The philosophy about women and girls in Saudi Arabia can be pretty much summed up as “10,000 BC” or, if you’re historically challenged, “Chicks ruin everything”. The latest evidence for this came up when the Swedish publication Metro (who publish their free paper across the globe) posted comparisons of the Swedish IKEA catalog, shown below…

…and the Saudi Arabian edition, shown below:

Not unlike a programmer meetup, come to think of it.
Except that there’s actual hygiene happening here.

The women in Saudi Arabia’s Ikea catalogs have all gone missing. Not just the women modelling with the furniture and home and office goods, but even the the female designer of Ikea’s cheap-and-cheerful “PS” line of furniture and sundry home items.

As of this writing, it’s still unclear where the decision to make a special “No Girls Allowed” edition came from. Ikea HQ in Sweden, may have figured that the extra expense and participating in Saudi Arabia’s gender apartheid was worth those sweet, sweet petro-bucks, or it may have been the Saudi Arabian franchise who made the call.

Ikea has released a standard-issue “statement expessing regret”. According to AP News, they said:

“We should have reacted and realized that excluding women from the Saudi Arabian version of the catalogue is in conflict with the Ikea Group values.”

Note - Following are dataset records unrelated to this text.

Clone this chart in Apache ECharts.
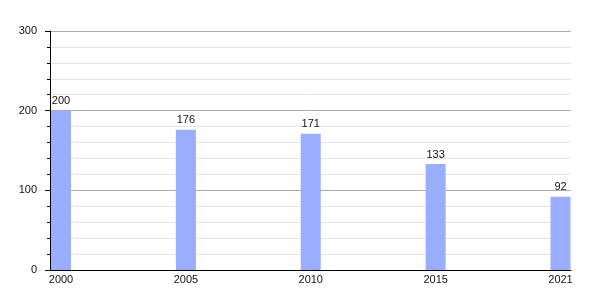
<!DOCTYPE html>
<html>
<head>
<meta charset="utf-8">
<script src="https://cdn.jsdelivr.net/npm/echarts@6/dist/echarts.min.js"></script>
<style>html,body{margin:0;padding:0;background:#fff}#c{width:600px;height:300px}</style>
</head>
<body>
<div id="c"></div>
<script>
const years = ['2000', '2005', '2010', '2015', '2021'];
const values = [200, 176, 171, 133, 92];
const yTicks = [0, 100, 200, 300];

const font = 'Liberation Sans, Arial, sans-serif';
const chart = echarts.init(document.getElementById('c'), null, {renderer: 'canvas'});
chart.setOption({
  animation: false,
  grid: [
    {left: 50, right: 29, top: 31, bottom: 30},
    {left: 61, right: 39.5, top: 31, bottom: 30}
  ],
  xAxis: [
    {
      gridIndex: 0, type: 'category', data: years, boundaryGap: false,
      axisLine: {lineStyle: {color: '#000', width: 1}},
      axisTick: {show: false}, axisLabel: {show: false}, splitLine: {show: false}
    },
    {
      gridIndex: 1, type: 'category', data: years, boundaryGap: false,
      axisLine: {show: false}, axisTick: {show: false},
      axisLabel: {color: '#111', fontSize: 11, fontFamily: font, margin: 4, interval: 0},
      splitLine: {show: false}
    }
  ],
  yAxis: [
    {
      gridIndex: 0, type: 'value', min: yTicks[0], max: yTicks[yTicks.length - 1], interval: 100,
      axisLine: {show: true, lineStyle: {color: '#000', width: 1}},
      axisTick: {show: true, length: 5, lineStyle: {color: '#000'}},
      minorTick: {show: true, splitNumber: 5, length: 3, lineStyle: {color: '#000'}},
      axisLabel: {color: '#111', fontSize: 11, fontFamily: font, margin: 13},
      splitLine: {show: true, lineStyle: {color: '#aaaaaa', width: 1}},
      minorSplitLine: {show: true, lineStyle: {color: '#e4e4e4', width: 1}}
    },
    {
      gridIndex: 1, type: 'value', min: 0, max: 300, interval: 100, show: false,
      splitLine: {show: false}
    }
  ],
  series: [{
    type: 'bar', xAxisIndex: 1, yAxisIndex: 1, data: values, barWidth: 20,
    itemStyle: {color: '#9aadff'},
    label: {show: true, position: 'top', distance: 4, color: '#111', fontSize: 11, fontFamily: font}
  }]
});
</script>
</body>
</html>
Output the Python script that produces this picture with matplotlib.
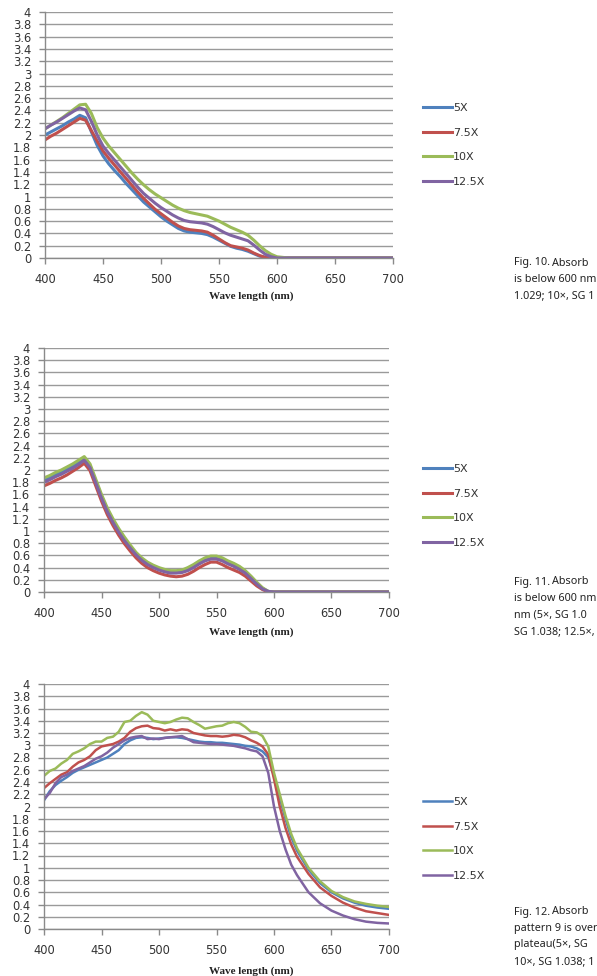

AP News also quotes Sweden’s Equality Minister Nyamko Sabuni, who said:

“For Ikea to remove an important part of Sweden’s image and an important part of its values in a country that more than any other needs to know about about Ikea’s principles and values – that’s completely wrong.”

Metro has this quote from Swedish Trade Minister Ewa Björling:

“It’s impossible to retouch women out of reality. These images are yet another regrettable example that shows we have a long road ahead when it comes to gender equality in Saudi Arabia.”

These sorts of Saudi shenanigans shouldn’t surprise anyone. Consider the Saudi edition of the Starbucks logo…

…or the fact that women aren’t allowed to drive there. The ban was unofficial and only turned into an actual law in 1990 when a convoy of 47 women defiantly drove cars through the capital. In a bit of Flintstones-meets-Jetsons strangeness, women are allowed to fly planes — they’re just not allowed to drive to the airport. Women pilots are chauffeured there. For the curious, Wikipedia has a quick summary of Women’s Rights in Saudi Arabia, and it ain’t pretty.